Ryokans are deeply rooted in
Japanese culture, the earliest inns having sprung up along the main Tokyo–Kyoto
pathway in the 17th century. Today they come in all shapes and sizes, some with
hundreds of rooms, others with just a handful. Ryokan food—typically kaiseki,
multicourse cuisine included with the room rate—has a reputation for being
elaborate, expensive and somewhat stodgy. What sets Miyamasou apart is both the
quality of the food and how Nakahigashi has shaped his lodging experience
around eating, inviting guests to the counter to see their meal being made and
showing them the source of his cuisine in the fields and forests around the
inn. (Double-occupancy room and board is $900 per night.)

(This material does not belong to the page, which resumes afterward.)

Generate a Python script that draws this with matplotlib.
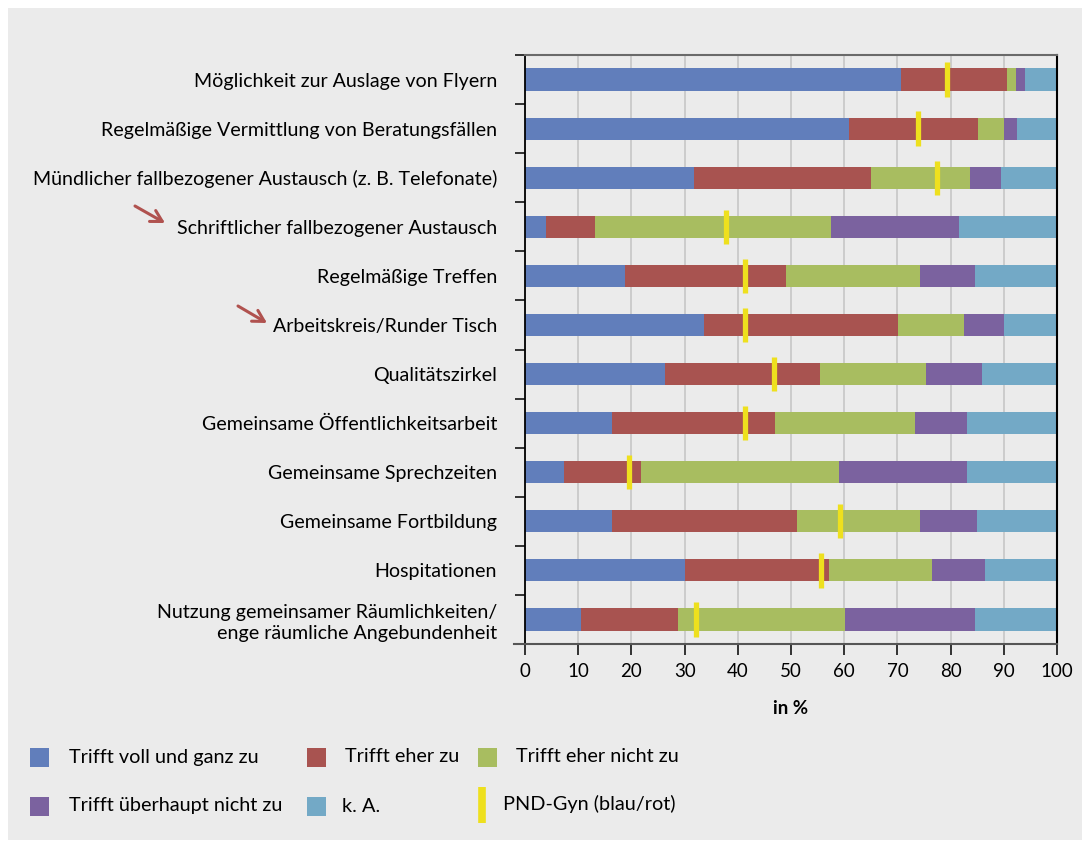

As the smell of charcoal-grilled
fish fills the room, ayu—sweetfish placed on metal skewers in such a way
that they look as though they’re still swimming—are set down on the wooden
counter. Then tiny morsels of sushi rice topped with foraged kogomi (fiddlehead
ferns) arrive as a small intermediate course. Each dish is accompanied by a
simple description, but nothing as Byzantine as the explanations you sometimes
find with high-end cuisine in America. “Cooking is our life,” Nakahigashi says,
“but it doesn’t have to be the life of every one of our customers. Our goal is
not just to feed them well, but to enrich their lives with the feeling that the
chef is thinking of them and what they want.”
Before I leave for Kyoto,
Nakahigashi takes me on a tour of the adjoining temple grounds, which date back
to 1154. “With such a small amount of flat, arable land, our culture needed a
special relationship with nature in order for us to survive. That’s where the
culture of so many of our gods, of our ancient forms of nature worship, all
came from.” We wander to a field nearby, and the chef bends down and digs again
for some of the herbs that will feed his guests tonight. “When you cook ingredients
that you’ve collected yourself,” he says, “there is a truth to the food.”